Pagni underplays the role of the military—and the world economy—in Argentina’s deindustrialization, persistent inflation and external debt. Under Perón, industry had a 50 per cent share of gdp, but this changed with the dictatorship in 1976—one of the first neoliberal experiments worldwide. In December 1982, at the end of the dictatorship, Argentina’s central bank took on nearly $17 billion of private debt, paving the way for the 1980s debt crisis. Subsequent adjustment policies went hand-in-hand with social repression. Further blows to Argentine industry came in the 1990s, during the golden years of the Washington Consensus. There was a pervasive cycle promoted by the idea of the ‘minimal state’: neoliberal hegemony and the enforcement of structural adjustment programmes led to successive spending cuts and poorer public services. For Pagni, the Perón and Kirchner administrations disallowed free trade, protecting industry with exchange controls and high export prices. But there is a failure here, typical of orthodox economics, to acknowledge that most successful industrialization has counted on some state protection.
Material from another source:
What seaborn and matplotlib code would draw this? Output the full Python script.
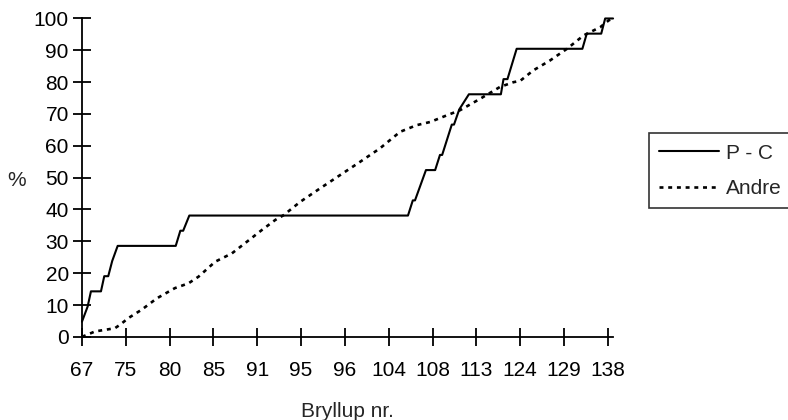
import numpy as np
import pandas as pd
import seaborn as sns
import matplotlib.pyplot as plt

# etiketter paa x-aksen (bryllup nr.)
bryllup_labels = ['67', '75', '80', '85', '91', '95', '96', '104', '108', '113', '124', '129', '138']

# P - C : kumulativ procent (position langs kategoriaksen)
pc_x = [0.0, 0.13, 0.205, 0.434, 0.509, 0.60, 0.69, 0.815, 2.14, 2.245, 2.31, 2.45,
        7.44, 7.55, 7.60, 7.85, 8.06, 8.17, 8.22, 8.44, 8.49, 8.61, 8.83, 9.56,
        9.62, 9.71, 9.92, 11.42, 11.52, 11.85, 11.94, 12.12]
pc_y = [4.76, 9.52, 14.29, 14.29, 19.05, 19.05, 23.81, 28.57, 28.57, 33.33, 33.33, 38.10,
        38.10, 42.86, 42.86, 52.38, 52.38, 57.14, 57.14, 66.67, 66.67, 71.43, 76.19, 76.19,
        80.95, 80.95, 90.48, 90.48, 95.24, 95.24, 100.0, 100.0]

# Andre
andre_x = [0.0, 0.30, 0.75, 0.87, 1.06, 1.36, 1.71, 2.12, 2.43, 2.66, 3.04, 3.42, 3.72,
           4.10, 4.41, 4.60, 4.98, 5.43, 5.89, 6.35, 6.80, 7.26, 7.64, 7.95, 8.33, 8.63,
           9.09, 9.54, 9.85, 10.0, 10.30, 10.68, 11.07, 11.45, 11.83, 12.02, 12.12]
andre_y = [0.0, 1.7, 2.7, 3.8, 5.9, 8.5, 12.1, 15.3, 16.8, 18.9, 23.6, 26.2, 29.4,
           33.5, 36.7, 38.2, 42.4, 46.6, 50.8, 55.0, 59.2, 64.4, 66.5, 67.5, 69.6, 71.2,
           74.8, 78.5, 80.0, 80.4, 83.7, 86.8, 90.5, 94.7, 97.3, 99.4, 100.0]

df = pd.concat([
    pd.DataFrame({'pos': pc_x, 'pct': pc_y, 'serie': 'P - C'}),
    pd.DataFrame({'pos': andre_x, 'pct': andre_y, 'serie': 'Andre'}),
])

sns.set_style('white')
plt.rcParams['font.family'] = ['Liberation Sans', 'DejaVu Sans']

fig = plt.figure(figsize=(7.88, 4.2), dpi=100)
ax = fig.add_axes([0.104, 0.198, 0.674, 0.758])

sns.lineplot(data=df, x='pos', y='pct', hue='serie', style='serie',
             hue_order=['P - C', 'Andre'], style_order=['P - C', 'Andre'],
             palette={'P - C': 'black', 'Andre': 'black'},
             dashes={'P - C': '', 'Andre': (1.5, 1.8)},
             estimator=None, sort=False, linewidth=1.5, legend=False, ax=ax)
ax.lines[1].set_linewidth(1.9)

ax.set_xlim(0, 12.12)
ax.set_ylim(0, 100)
ax.set_xticks(range(13))
ax.set_xticklabels(bryllup_labels)
ax.set_yticks(range(0, 101, 10))

for s in ['top', 'right']:
    ax.spines[s].set_visible(False)
for s in ['left', 'bottom']:
    ax.spines[s].set_color('black')
    ax.spines[s].set_linewidth(1.3)

ax.tick_params(bottom=True, left=True, direction='inout', length=13, width=1.3,
               labelsize=15, colors='black')
ax.tick_params(axis='x', pad=11)
ax.tick_params(axis='y', pad=3)

ax.set_xlabel('Bryllup nr.', fontsize=15, labelpad=16)
ax.set_ylabel('%', fontsize=15, rotation=0)
ax.yaxis.set_label_coords(-0.124, 0.46)

for l in ax.lines:
    l.set_clip_on(False)

leg = fig.legend(handles=ax.lines[:2], labels=['P - C', 'Andre'],
                 loc='upper left', bbox_to_anchor=(0.8236, 0.683),
                 fontsize=15, frameon=True, fancybox=False, shadow=False,
                 handlelength=2.85, handletextpad=0.35, labelspacing=0.78,
                 borderpad=0.5, borderaxespad=0)
leg.get_frame().set_edgecolor('black')
leg.get_frame().set_linewidth(1.2)

plt.savefig('out.png', dpi=100)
And regardless of government orientation—Peronist or anti-Peronist—the structural macroeconomic problems have remained unsolved. Even during the Kirchner administrations, the re-primarization of the economy deepened; unlike Brazil, Argentina never managed fully to take advantage of the commodity boom to achieve better macroeconomic stability.
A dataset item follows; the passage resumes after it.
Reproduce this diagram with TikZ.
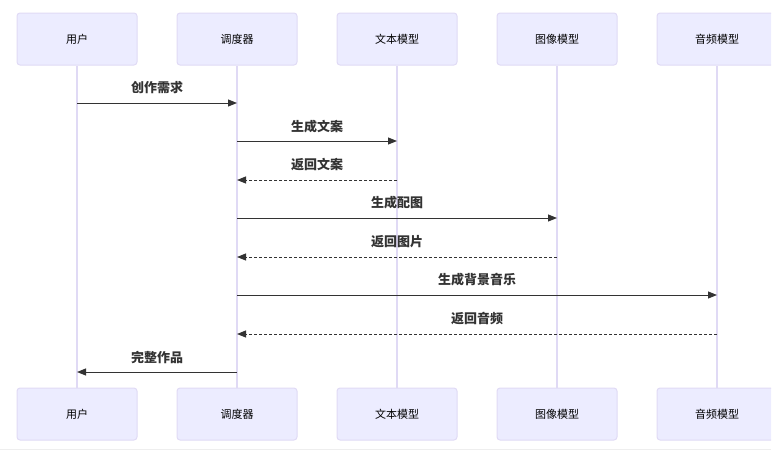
\documentclass[tikz,border=0pt]{standalone}
\usepackage{fontspec}
\setmainfont{Noto Sans CJK SC}
\usetikzlibrary{arrows.meta}
\definecolor{boxfill}{HTML}{ECECFF}
\definecolor{boxline}{HTML}{E0DAF5}
\definecolor{life}{HTML}{E0DAF5}
\definecolor{msg}{HTML}{333333}
\definecolor{botgray}{HTML}{EEEEEE}
\tikzset{
  actor/.style={draw=boxline, fill=boxfill, rounded corners=3pt, line width=1pt, minimum width=120pt, minimum height=52pt, inner sep=0pt, font=\fontsize{11pt}{13pt}\selectfont, text=black},
  lifeline/.style={draw=life, line width=1.5pt},
  call/.style={draw=msg, line width=1pt, -{Triangle[length=9pt,width=7pt]}},
  reply/.style={call, dash pattern=on 3pt off 2pt},
  lbl/.style={font=\fontsize{13pt}{15pt}\selectfont\bfseries, text=msg, inner sep=0pt}
}
\begin{document}
\begin{tikzpicture}[x=1pt,y=-1pt]
\useasboundingbox (0,0) rectangle (783,450);
\draw[draw=botgray, line width=1pt] (0,449) -- (771,449);
\begin{scope}
\clip (0,0) rectangle (771,450);
% top actors
\node[actor] (u1) at (77,39) {用户};
\node[actor] (s1) at (237,39) {调度器};
\node[actor] (t1) at (397,39) {文本模型};
\node[actor] (i1) at (557,39) {图像模型};
\node[actor] (a1) at (717,39) {音频模型};
% bottom actors
\node[actor] (u2) at (77,414) {用户};
\node[actor] (s2) at (237,414) {调度器};
\node[actor] (t2) at (397,414) {文本模型};
\node[actor] (i2) at (557,414) {图像模型};
\node[actor] (a2) at (717,414) {音频模型};
\end{scope}
% lifelines
\foreach \n in {u,s,t,i,a} {\draw[lifeline] (\n1.south) -- (\n2.north);}
% message anchor coordinates
\coordinate (u103) at (77,103);  \coordinate (s103) at (237,103);
\coordinate (s141) at (237,141); \coordinate (t141) at (397,141);
\coordinate (t180) at (397,180); \coordinate (s180) at (237,180);
\coordinate (s218) at (237,218); \coordinate (i218) at (557,218);
\coordinate (i257) at (557,257); \coordinate (s257) at (237,257);
\coordinate (s295) at (237,295); \coordinate (a295) at (717,295);
\coordinate (a334) at (717,334); \coordinate (s334) at (237,334);
\coordinate (s372) at (237,372); \coordinate (u372) at (77,372);
\draw[call] (u103) -- (s103);
\draw[call] (s141) -- (t141);
\draw[reply] (t180) -- (s180);
\draw[call] (s218) -- (i218);
\draw[reply] (i257) -- (s257);
\draw[call] (s295) -- (a295);
\draw[reply] (a334) -- (s334);
\draw[call] (s372) -- (u372);
\node[lbl] (m1) at (157,88) {创作需求};
\node[lbl] (m2) at (317,127) {生成文案};
\node[lbl] (m3) at (317,165) {返回文案};
\node[lbl] (m4) at (397,203) {生成配图};
\node[lbl] (m5) at (397,242) {返回图片};
\node[lbl] (m6) at (477,280) {生成背景音乐};
\node[lbl] (m7) at (477,319) {返回音频};
\node[lbl] (m8) at (157,357) {完整作品};
\end{tikzpicture}
\end{document}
There is a certain class disdain to Pagni’s position, with workers viewed as co-opted, from Perón to Kirchner. He blames the general consumption of the middle classes—they have higher aspirations than they should—while neglecting the role of external debt and capital outflows driven by elites, which generate a drain on resources. Though he discusses ‘popular economy’, he neglects to mention the Movimiento de Empresas Recuperadas, which emerged to take over enterprises devastated by the economic dynamics of the 2001 moment, and manages businesses in the metal, food and textile sectors. Documented by Naomi Klein and Avi Lewis in their 2004 film The Take, this movement is emblematic of that crisis and still operates over 400 co-ops. There is a major structural problem underlying labour-market informality: deindustrialization and the transformation of the agricultural sector, in which the main crop, soybeans, only employs 15 workers per 1000 hectares—the current model of production simply does not absorb the available labour. Popular economy is thus not a matter of political will, but of the economic structure in a country that is becoming more and more peripheralized.
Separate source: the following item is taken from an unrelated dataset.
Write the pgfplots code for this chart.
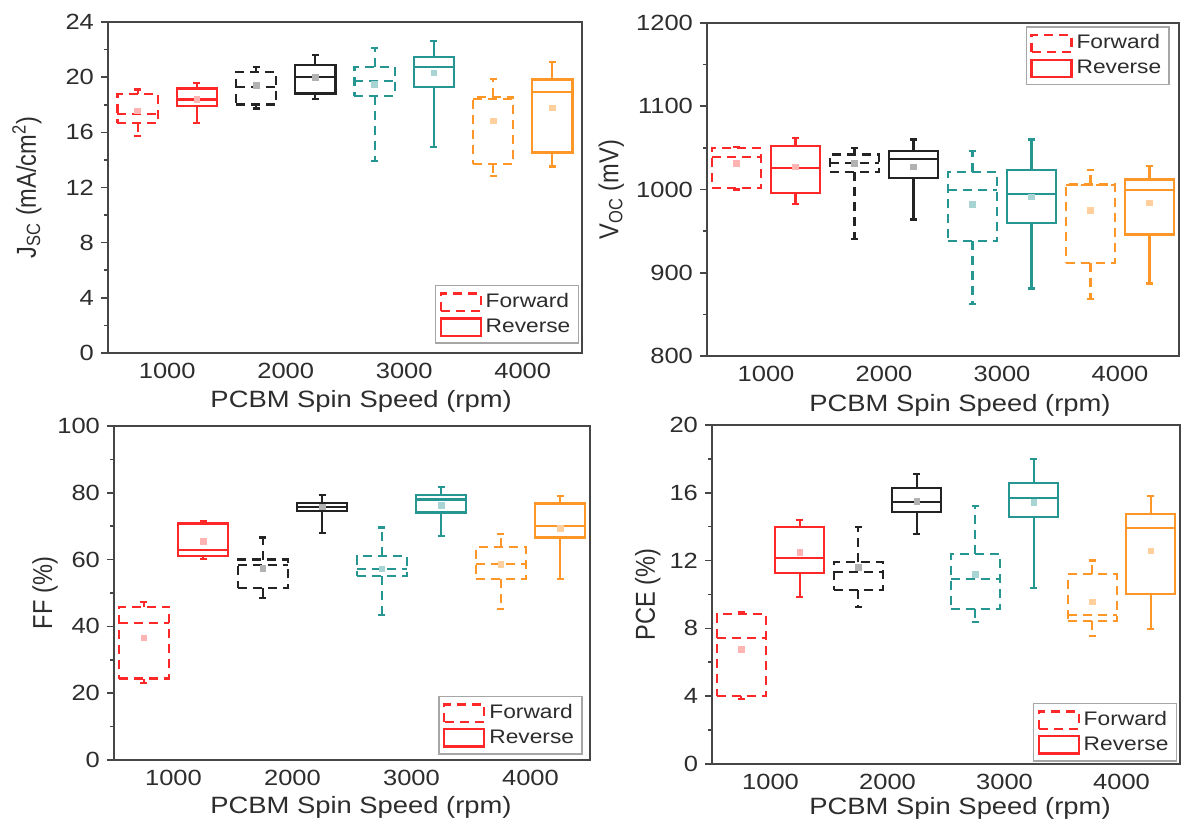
\documentclass[border=0pt]{standalone}
\usepackage{fontspec}
\setmainfont{Liberation Sans}[FakeStretch=1.16]
\newfontfamily\plainfont{Liberation Sans}
\usepackage{graphicx}
\usepackage{pgfplots}
\pgfplotsset{compat=1.18}
\definecolor{cR}{RGB}{255,40,40}
\definecolor{cK}{RGB}{35,35,35}
\definecolor{cT}{RGB}{38,150,146}
\definecolor{cO}{RGB}{255,150,40}
\definecolor{txt}{RGB}{45,45,45}
\definecolor{frame}{RGB}{70,70,70}
\tikzset{fwd/.style={dash pattern=on 4.5pt off 3pt}}
\pgfplotsset{bxl/.style={line width=1.1pt, forget plot, mark=none, line join=miter}}
\def\hw{0.21}\def\cw{0.03}
\newcommand{\ylab}[1]{\scalebox{1}[1.16]{\plainfont\fontsize{11.8}{14}\selectfont #1}}
% #1 style, #2 position, #3 lower whisker, #4 lower quartile, #5 median, #6 upper quartile, #7 upper whisker, #8 mean, #9 mean colour
\newcommand{\bx}[9]{%
  \addplot[#1, bxl, x filter/.expression={x*\hw+#2}] coordinates {(-1,#4) (1,#4) (1,#6) (-1,#6)} -- cycle;
  \addplot[#1, bxl, x filter/.expression={x*\hw+#2}] coordinates {(-1,#5) (1,#5)};
  \addplot[#1, bxl, x filter/.expression={x+#2}] coordinates {(0,#6) (0,#7)};
  \addplot[#1, bxl, x filter/.expression={x+#2}] coordinates {(0,#4) (0,#3)};
  \addplot[#1, bxl, solid, x filter/.expression={x*\cw+#2}] coordinates {(-1,#7) (1,#7)};
  \addplot[#1, bxl, solid, x filter/.expression={x*\cw+#2}] coordinates {(-1,#3) (1,#3)};
  \addplot[only marks, mark=square*, mark size=1.4pt, color=#9, forget plot] coordinates {(#2,#8)};
}
\pgfplotsset{
  panel/.style={
    scale only axis,
    xmin=0.5, xmax=4.5,
    xtick={1,2,3,4}, xticklabels={1000,2000,3000,4000},
    xtick style={draw=none},
    xticklabel style={yshift=2pt},
    ytick pos=left,
    tick align=outside,
    minor y tick num=1,
    major tick length=3.5pt,
    minor tick length=2pt,
    y tick style={line width=0.8pt, color=frame},
    axis line style={line width=1pt, color=frame},
    tick label style={font=\fontsize{11}{13}\selectfont, color=txt},
    /pgf/number format/assume math mode=true,
    /pgf/number format/1000 sep={},
    label style={font=\fontsize{11.8}{14}\selectfont, color=txt},
    xlabel={PCBM Spin Speed (rpm)},
    legend style={draw=gray!70, line width=0.8pt, fill=white, font=\fontsize{9.8}{12}\selectfont,
      text=txt, inner sep=2pt, row sep=0pt, cells={anchor=west}},
    legend image code/.code={\draw[##1] (0pt,-4.3pt) rectangle (20pt,4.3pt);},
  }
}
\begin{document}
\begin{tikzpicture}
\path[use as bounding box] (0,0) rectangle (590.5pt,411.5pt);

% ---------------- Jsc ----------------
\def\hw{0.17}
\begin{axis}[panel, at={(54pt,235pt)}, anchor=south west, width=237pt, height=165.5pt,
  ymin=0, ymax=24, ytick={0,4,...,24},
  ylabel={\ylab{J\textsubscript{SC} (mA/cm\textsuperscript{2})}},
  ylabel style={at={(axis description cs:-0.171,0.5)}, anchor=center},
  xlabel style={at={(axis description cs:0.534,-0.147)}, anchor=center},
  legend style={at={(axis description cs:0.994,0.027)}, anchor=south east}]
\addlegendimage{cR, fwd, line width=1.1pt}\addlegendentry{Forward}
\addlegendimage{cR, line width=1.1pt}\addlegendentry{Reverse}
\bx{cR,fwd}{0.75}{15.74}{16.66}{17.30}{18.80}{19.10}{17.55}{cR!35}
\bx{cR}{1.25}{16.65}{17.90}{18.38}{19.18}{19.58}{18.40}{cR!35}
\bx{cK,fwd}{1.75}{17.73}{18.02}{19.30}{20.38}{20.74}{19.40}{black!30}
\bx{cK}{2.25}{18.43}{18.82}{20.00}{20.90}{21.63}{20.00}{black!30}
\bx{cT,fwd}{2.75}{13.93}{18.62}{19.70}{20.74}{22.10}{19.47}{cT!40}
\bx{cT}{3.25}{14.96}{19.27}{20.71}{21.44}{22.64}{20.30}{cT!40}
\bx{cO,fwd}{3.75}{12.85}{13.69}{18.40}{18.55}{19.87}{16.82}{cO!45}
\bx{cO}{4.25}{13.52}{14.53}{18.93}{19.83}{21.10}{17.78}{cO!45}
\end{axis}

% ---------------- Voc ----------------
\def\hw{0.21}
\begin{axis}[panel, at={(353.5pt,233.5pt)}, anchor=south west, width=236pt, height=166.5pt,
  ymin=800, ymax=1200, ytick={800,900,...,1200},
  ylabel={\ylab{V\textsubscript{OC} (mV)}},
  ylabel style={at={(axis description cs:-0.203,0.5)}, anchor=center},
  xlabel style={at={(axis description cs:0.536,-0.148)}, anchor=center},
  legend style={at={(axis description cs:0.981,0.991)}, anchor=north east}]
\addlegendimage{cR, fwd, line width=1.1pt}\addlegendentry{Forward}
\addlegendimage{cR, line width=1.1pt}\addlegendentry{Reverse}
\bx{cR,fwd}{0.75}{1000}{1001.8}{1039}{1050.3}{1051}{1031}{cR!35}
\bx{cR}{1.25}{983}{996}{1026}{1052}{1062}{1027}{cR!35}
\bx{cK,fwd}{1.75}{941}{1021}{1032}{1042}{1050}{1031}{black!30}
\bx{cK}{2.25}{964}{1014}{1037}{1046}{1060}{1027}{black!30}
\bx{cT,fwd}{2.75}{862}{938}{999}{1021}{1046}{982}{cT!40}
\bx{cT}{3.25}{881}{960}{995}{1023}{1060}{991}{cT!40}
\bx{cO,fwd}{3.75}{868}{912}{1005}{1006}{1023}{975}{cO!45}
\bx{cO}{4.25}{887}{946}{999}{1012}{1028}{984}{cO!45}
\end{axis}

% ---------------- FF ----------------
\begin{axis}[panel, at={(57pt,31.5pt)}, anchor=south west, width=238pt, height=167pt,
  ymin=0, ymax=100, ytick={0,20,...,100},
  ylabel={\ylab{FF (\%)}},
  ylabel style={at={(axis description cs:-0.145,0.5)}, anchor=center},
  xlabel style={at={(axis description cs:0.519,-0.143)}, anchor=center},
  legend style={at={(axis description cs:0.985,0.015)}, anchor=south east}]
\addlegendimage{cR, fwd, line width=1.1pt}\addlegendentry{Forward}
\addlegendimage{cR, line width=1.1pt}\addlegendentry{Reverse}
\bx{cR,fwd}{0.75}{23.1}{24.4}{40.9}{45.9}{47.2}{36.6}{cR!35}
\bx{cR}{1.25}{60.1}{61.1}{62.8}{70.8}{71.6}{65.5}{cR!35}
\bx{cK,fwd}{1.75}{48.6}{51.4}{58.5}{60.0}{66.6}{57.3}{black!30}
\bx{cK}{2.25}{68.0}{74.6}{75.8}{77.0}{79.3}{75.8}{black!30}
\bx{cT,fwd}{2.75}{43.4}{55.0}{57.2}{61.1}{69.6}{57.2}{cT!40}
\bx{cT}{3.25}{67.1}{74.1}{78.0}{79.3}{81.8}{76.3}{cT!40}
\bx{cO,fwd}{3.75}{45.1}{54.1}{58.6}{63.8}{67.6}{58.6}{cO!45}
\bx{cO}{4.25}{54.1}{66.6}{70.0}{76.8}{79.1}{69.3}{cO!45}
\end{axis}

% ---------------- PCE ----------------
\begin{axis}[panel, at={(356pt,29.5pt)}, anchor=south west, width=234pt, height=169.5pt,
  ymin=0, ymax=20, ytick={0,4,...,20},
  ylabel={\ylab{PCE (\%)}},
  ylabel style={at={(axis description cs:-0.137,0.5)}, anchor=center},
  xlabel style={at={(axis description cs:0.53,-0.131)}, anchor=center},
  legend style={at={(axis description cs:0.994,0.006)}, anchor=south east}]
\addlegendimage{cR, fwd, line width=1.1pt}\addlegendentry{Forward}
\addlegendimage{cR, line width=1.1pt}\addlegendentry{Reverse}
\bx{cR,fwd}{0.75}{3.85}{4.01}{7.42}{8.85}{8.99}{6.77}{cR!35}
\bx{cR}{1.25}{9.87}{11.25}{12.17}{14.0}{14.4}{12.49}{cR!35}
\bx{cK,fwd}{1.75}{9.28}{10.27}{11.35}{11.9}{14.0}{11.6}{black!30}
\bx{cK}{2.25}{13.57}{14.89}{15.44}{16.27}{17.09}{15.5}{black!30}
\bx{cT,fwd}{2.75}{8.38}{9.16}{10.9}{12.39}{15.22}{11.2}{cT!40}
\bx{cT}{3.25}{10.37}{14.59}{15.68}{16.56}{17.99}{15.45}{cT!40}
\bx{cO,fwd}{3.75}{7.55}{8.45}{8.8}{11.19}{12.0}{9.57}{cO!45}
\bx{cO}{4.25}{7.96}{10.01}{13.9}{14.73}{15.83}{12.58}{cO!45}
\end{axis}
\end{tikzpicture}
\end{document}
Meanwhile, the Argentine state has become one of the largest informal employers, hiring workers under ‘trash contracts’, which create job insecurity and prevent the implementation of long-term solutions, as each administration replaces a large portion of the workforce. This delicate situation worsened with the onset of the pandemic, during which 33 per cent of formal employees—including civil servants—fell into poverty. Argentina remains trapped in a dual challenge: its economic model cannot absorb the entire workforce into formal jobs, resulting in increasing levels of underemployment, while a significant portion of the formal sector earns wages below the poverty line. The result is a crucible of peripheralization, inequality, social fragmentation and loss of faith in established institutions. It is social weariness with the political establishment that led to the emergence of a far-right outsider candidate, Javier Milei, reflecting the desperation of many Argentines as traditional political systems fail to address their needs.